James Laxton’s cinematography includes subtle touches like tracking shots with handheld steadicam, avoiding the usual preciousness and arriving at something beautiful but real. Throughout, Jenkins conducts a symphony of naturalistic impressions from his cast, resulting in the most abundant handful of breakthrough performances since Lee Daniels reoriented the playing field with Precious. Naomie Harris and Mahershala Ali are both at their career best here, with Ali bringing a deep humanity to the film while Harris achieves something altogether harrowing. In her nuanced depiction of crack-addicted Paula, Harris lucidly transmits hysteria, delusion, self-absorption, doubt, anxiety, and denial, often in simultaneity. The fact that she does this without resorting to bombast or emotional theatrics is puzzlingly brilliant. Each time she appears on screen, we are left as disturbed as Chiron, and our impression of her becomes a scorched crater of disappointment.
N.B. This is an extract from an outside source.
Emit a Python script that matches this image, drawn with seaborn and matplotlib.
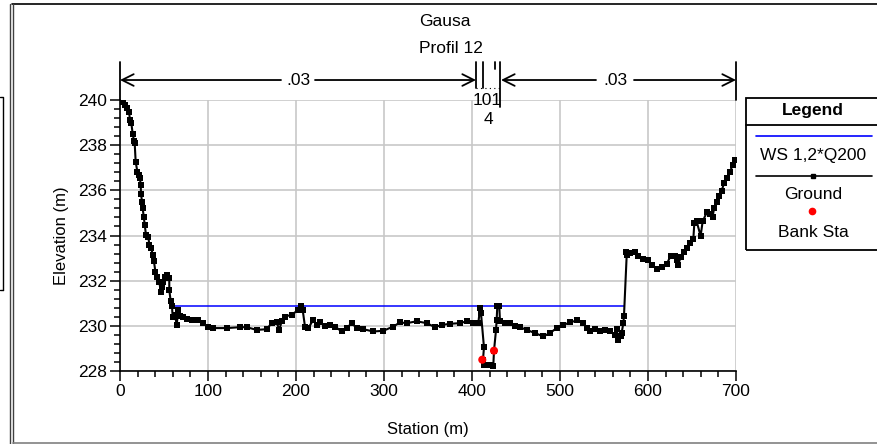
import matplotlib
matplotlib.use("Agg")
import matplotlib.pyplot as plt
import seaborn as sns
import pandas as pd
from matplotlib.lines import Line2D
from matplotlib.patches import Rectangle

# ---------------- data ----------------
station = [0, 3, 5.7, 8.3, 10.2, 11.4, 12.9, 14.4, 15.9, 16.7, 17.8, 19.7, 21.6, 22.7, 23.5,
           23.9, 25.0, 25.8, 26.9, 28.1, 29.5, 32.2, 33.3, 35.6, 37.1, 38.6, 40.2, 41.7, 44.7,
           46.2, 47.7, 49.2, 51.1, 53.8, 56.0, 56.0, 57.6, 59.1, 59.8, 62.5, 64.4, 66.3, 68.2,
           72.0, 75.8, 81.4, 89.0, 94.7, 100.4, 106, 121.2, 136.4, 144, 155.3, 166.7, 172.3,
           178, 181, 183.7, 187.5, 195, 202.6, 205.3, 207.6, 210.2, 214, 219.7, 223.5, 227.3,
           233, 238.6, 244.3, 251.9, 257.6, 263.3, 269, 276.5, 287.9, 299.2, 310.6, 318.2,
           325.8, 337.2, 348.5, 358, 365.6, 375, 386.4, 394, 401.5, 407.2, 409.1, 410.2, 413.6,
           412.5, 414.0, 420.5, 424.2, 425.0, 427.3, 428.0, 428.8, 431.0, 431.8, 437.5, 443.2,
           448.9, 454.5, 462.1, 471.6, 481, 488.6, 496.2, 503.8, 511.4, 519, 526.5, 530.3, 534,
           539.8, 545.5, 551.1, 556.8, 562.5, 564.4, 566.3, 569, 570, 572, 572.7, 575.8, 575,
           579.5, 585.2, 589, 594.7, 600.4, 604.2, 609.9, 615.6, 621.2, 625.8, 630.7, 632.6,
           634.4, 637.2, 640.9, 644, 647.7, 651.5, 652.7, 655.3, 659.8, 662.1, 666.7, 670.5,
           673.5, 675, 678, 681, 683.7, 686.4, 689.4, 693.2, 696.2, 698.9]
elevation = [240.0, 239.9, 239.78, 239.63, 239.48, 239.1, 238.97, 238.5, 238.2, 238.08, 237.27,
             236.83, 236.68, 236.53, 236.24, 235.84, 235.5, 235.2, 234.84, 234.47, 234.03,
             233.95, 233.58, 233.44, 233.14, 232.85, 232.4, 232.18, 231.96, 231.52, 231.74,
             231.96, 232.18, 232.26, 232.1, 231.6, 231.08, 230.86, 230.41, 230.49, 230.04,
             230.7, 230.45, 230.38, 230.3, 230.24, 230.24, 230.12, 229.94, 229.9, 229.9,
             229.94, 229.94, 229.82, 229.85, 230.12, 230.16, 229.82, 230.2, 230.41, 230.49,
             230.7, 230.86, 230.7, 229.97, 229.9, 230.27, 230.04, 230.15, 230.0, 230.04,
             229.97, 229.75, 229.9, 230.12, 229.9, 229.85, 229.75, 229.78, 229.97, 230.15,
             230.12, 230.2, 230.12, 229.94, 230.04, 230.09, 230.12, 230.2, 230.12, 230.12,
             230.78, 230.56, 229.05, 228.5, 228.25, 228.27, 228.23, 228.9, 229.82, 230.27,
             230.88, 230.86, 230.2, 230.12, 230.12, 230.0, 229.94, 229.82, 229.68, 229.53,
             229.68, 229.9, 230.04, 230.15, 230.24, 230.12, 229.9, 229.79, 229.85, 229.75,
             229.82, 229.75, 229.6, 229.85, 229.38, 229.53, 229.68, 230.12, 230.44, 233.14,
             233.29, 233.22, 233.29, 233.1, 232.95, 232.92, 232.7, 232.52, 232.6, 232.73,
             233.1, 233.1, 232.92, 232.7, 233.07, 233.29, 233.44, 233.66, 233.84, 234.57,
             234.62, 233.98, 234.62, 235.02, 234.96, 234.84, 235.2, 235.5, 235.73, 235.99,
             236.31, 236.54, 236.83, 237.12, 237.35]

ws_station = [59.1, 572.7]
ws_elev = [230.87, 230.87]

bank_station = [411.7, 425.0]
bank_elev = [228.5, 228.9]

title_lines = ["Gausa", "Profil 12"]
n_values = [".03", ".03"]
n_channel = ["101", "4"]
legend_title = "Legend"
legend_labels = ["WS 1,2*Q200", "Ground", "Bank Sta"]
xticks = [0, 100, 200, 300, 400, 500, 600, 700]
yticks = [228, 230, 232, 234, 236, 238, 240]

# ---------------- style ----------------
sns.set_style("white")
plt.rcParams["font.family"] = ["Liberation Sans", "DejaVu Sans"]
plt.rcParams["font.size"] = 12
for k in ["text.color", "axes.labelcolor", "xtick.color", "ytick.color"]:
    plt.rcParams[k] = "black"

W, H = 878, 444
fig = plt.figure(figsize=(W / 100, H / 100), dpi=100)
ax = fig.add_axes([120 / W, 1 - 371 / H, 616 / W, 271 / H])

ground_df = pd.DataFrame({"Station": station, "Elevation": elevation})
ws_df = pd.DataFrame({"Station": ws_station, "Elevation": ws_elev})
bank_df = pd.DataFrame({"Station": bank_station, "Elevation": bank_elev})

sns.lineplot(data=ws_df, x="Station", y="Elevation", color="#0000ff", lw=1.1,
             ax=ax, sort=False, estimator=None, zorder=3)
sns.lineplot(data=ground_df, x="Station", y="Elevation", color="black", lw=1.5,
             marker="s", markersize=4.0, markeredgewidth=0, ax=ax, sort=False,
             estimator=None, zorder=4)
sns.scatterplot(data=bank_df, x="Station", y="Elevation", color="#ff0000", s=34,
                edgecolor="none", ax=ax, zorder=5)

ax.set_xlim(0, 700)
ax.set_ylim(228, 240)
ax.set_xticks(xticks)
ax.set_yticks(yticks)
ax.set_xticks(range(0, 701, 20), minor=True)
ax.set_yticks([228 + 0.4 * i for i in range(31)], minor=True)
ax.grid(True, which="major", color="#c8c8c8", lw=1.2)
ax.set_axisbelow(True)
for s in ["top", "right"]:
    ax.spines[s].set_visible(False)
for s in ["left", "bottom"]:
    ax.spines[s].set_color("black")
    ax.spines[s].set_linewidth(1.2)
ax.tick_params(which="major", direction="out", length=7, width=1.1, color="black",
               labelsize=12.5, pad=2, labelcolor="black")
ax.tick_params(which="minor", direction="out", length=4.5, width=1.1, color="black")
ax.tick_params(axis="both", which="both", bottom=True, left=True)

ax.set_xlabel("Station (m)", fontsize=12)
ax.set_ylabel("Elevation (m)", fontsize=12)
ax.xaxis.set_label_coords(0.5, -0.19)
ax.xaxis.label.set_va("top")
ax.yaxis.set_label_coords(-0.082, 0.5)


def py2y(py):
    return 240 - (py - 100) / 22.6


def px2x(px):
    return (px - 120) / 0.88


ya = py2y(80)
arrow = dict(arrowstyle="->,head_length=0.7,head_width=0.35", lw=1.3, color="black",
             shrinkA=0, shrinkB=0)
# left reach arrow
ax.annotate("", xy=(0, ya), xytext=(px2x(281), ya), arrowprops=arrow, annotation_clip=False)
ax.annotate("", xy=(px2x(476), ya), xytext=(px2x(315), ya), arrowprops=arrow,
            annotation_clip=False)
ax.text(px2x(298), ya, n_values[0], ha="center", va="center", fontsize=12.5, clip_on=False)
# right reach arrow
ax.annotate("", xy=(px2x(501), ya), xytext=(px2x(596), ya), arrowprops=arrow,
            annotation_clip=False)
ax.annotate("", xy=(700, ya), xytext=(px2x(634), ya), arrowprops=arrow,
            annotation_clip=False)
ax.text(px2x(615), ya, n_values[1], ha="center", va="center", fontsize=12.5, clip_on=False)

# vertical limit lines
for px, p0, p1 in [(120, 62, 100), (476, 62, 88), (482.7, 62, 88), (495, 62, 69),
                   (500, 62, 107), (736, 62, 100)]:
    ax.plot([px2x(px)] * 2, [py2y(p0), py2y(p1)], color="black", lw=1.3, clip_on=False,
            zorder=6)
ax.plot([px2x(476), px2x(500)], [py2y(87.5)] * 2, color="black", lw=0.8, ls=(0, (1, 3)),
        clip_on=False)
ax.text(px2x(487), py2y(101), n_channel[0], ha="center", va="center", fontsize=12.5,
        clip_on=False, zorder=7)
ax.text(px2x(488), py2y(120), n_channel[1], ha="center", va="center", fontsize=12.5,
        clip_on=False, zorder=7)

# title
fig.text(445 / W, 1 - 22 / H, title_lines[0], ha="center", va="center", fontsize=12.5)
fig.text(451 / W, 1 - 48.5 / H, title_lines[1], ha="center", va="center", fontsize=12.5)

# legend box (manual, cut at right edge)
fig.patches.append(Rectangle((746 / W, 1 - 250 / H), 140 / W, 152 / H,
                             transform=fig.transFigure, fill=False, ec="black", lw=1.3))
fig.lines.append(Line2D([746 / W, 1], [1 - 125 / H] * 2, transform=fig.transFigure,
                        color="black", lw=1.3))
fig.text(813 / W, 1 - 110.5 / H, legend_title, ha="center", va="center", fontsize=12.5,
         fontweight="bold")
fig.lines.append(Line2D([756 / W, 872 / W], [1 - 136 / H] * 2, transform=fig.transFigure,
                        color="#0000ff", lw=1.2))
fig.text(813 / W, 1 - 155.5 / H, legend_labels[0], ha="center", va="center", fontsize=12.5)
fig.lines.append(Line2D([756 / W, 872 / W], [1 - 176 / H] * 2, transform=fig.transFigure,
                        color="black", lw=1.2))
fig.lines.append(Line2D([813 / W], [1 - 176 / H], transform=fig.transFigure, color="black",
                        marker="s", markersize=3.5, lw=0))
fig.text(813 / W, 1 - 194 / H, legend_labels[1], ha="center", va="center", fontsize=12.5)
fig.lines.append(Line2D([812 / W], [1 - 211.5 / H], transform=fig.transFigure, color="#ff0000",
                        marker="o", markersize=4.5, lw=0))
fig.text(813 / W, 1 - 232 / H, legend_labels[2], ha="center", va="center", fontsize=12.5)

# window frame decorations
fig.lines.append(Line2D([12 / W, 1], [1 - 4.5 / H] * 2, transform=fig.transFigure,
                        color="black", lw=1.2))
for px in (10.5, 13.5):
    fig.lines.append(Line2D([px / W] * 2, [0, 1 - 4 / H], transform=fig.transFigure,
                            color="#404040", lw=1.0))
fig.lines.append(Line2D([13 / W, 1], [1 - 442.5 / H] * 2, transform=fig.transFigure,
                        color="#808080", lw=1.2))
fig.lines.append(Line2D([0, 2.5 / W, 2.5 / W], [1 - 97.5 / H, 1 - 97.5 / H, 1 - 290 / H],
                        transform=fig.transFigure, color="black", lw=1.0))
fig.lines.append(Line2D([0, 2.5 / W], [1 - 290 / H] * 2, transform=fig.transFigure,
                        color="black", lw=1.0))

fig.savefig("out.png", dpi=100)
“Mainstream films have been embarrassingly slow to embrace LGBT characters and stories. When none other than Steven Soderbergh needed $5 million to make Behind the Candelabra....no studio would finance because they all said it was ‘too gay’”

Mainstream films have been embarrassingly slow to embrace LGBT characters and stories. When none other than Steven Soderbergh needed $5 million to make Behind the Candelabra, with Matt Damon and Michael Douglas attached, no studio would finance it because, Soderbergh recalled in one interview, they all said it was “too gay.” Just this summer, when the powers that be at Paramount and Skydance allowed a supporting character in the sci-fi blockbuster Star Trek Beyond to appear openly gay, controversy over revisionist Trekkie history ensued. It was one more convenient dust-up that might dissuade writers and directors from rocking the boat (or the U.S.S. Enterprise, in that case) in fear of Internet backlash.

Black LGBT characters, when rarely depicted, are often relegated to supporting and background roles, as in films like The Crying Game, She Hate Me, and Set It Off. Last year’s renegade Amazon release Tangerine, directed by Sean Baker, made leaps and bounds toward introducing queer characters of color to a mainstream audience — despite a steep uphill climb with little budget and an untested platform — winning many critics circle awards and even yielding its star, Mya Taylor, an Independent Spirit Award. Jenkins developed the idea for what would become Moonlight for eight years until it debuted at this year’s Telluride Film Festival. Though it may feel like the perfect time for Chiron’s story to be told, the emotional force is what sustains it. Jenkins has delivered an eclipse of a film. By toying with notions of time, Moonlight, with its boundless gravity, transcends it.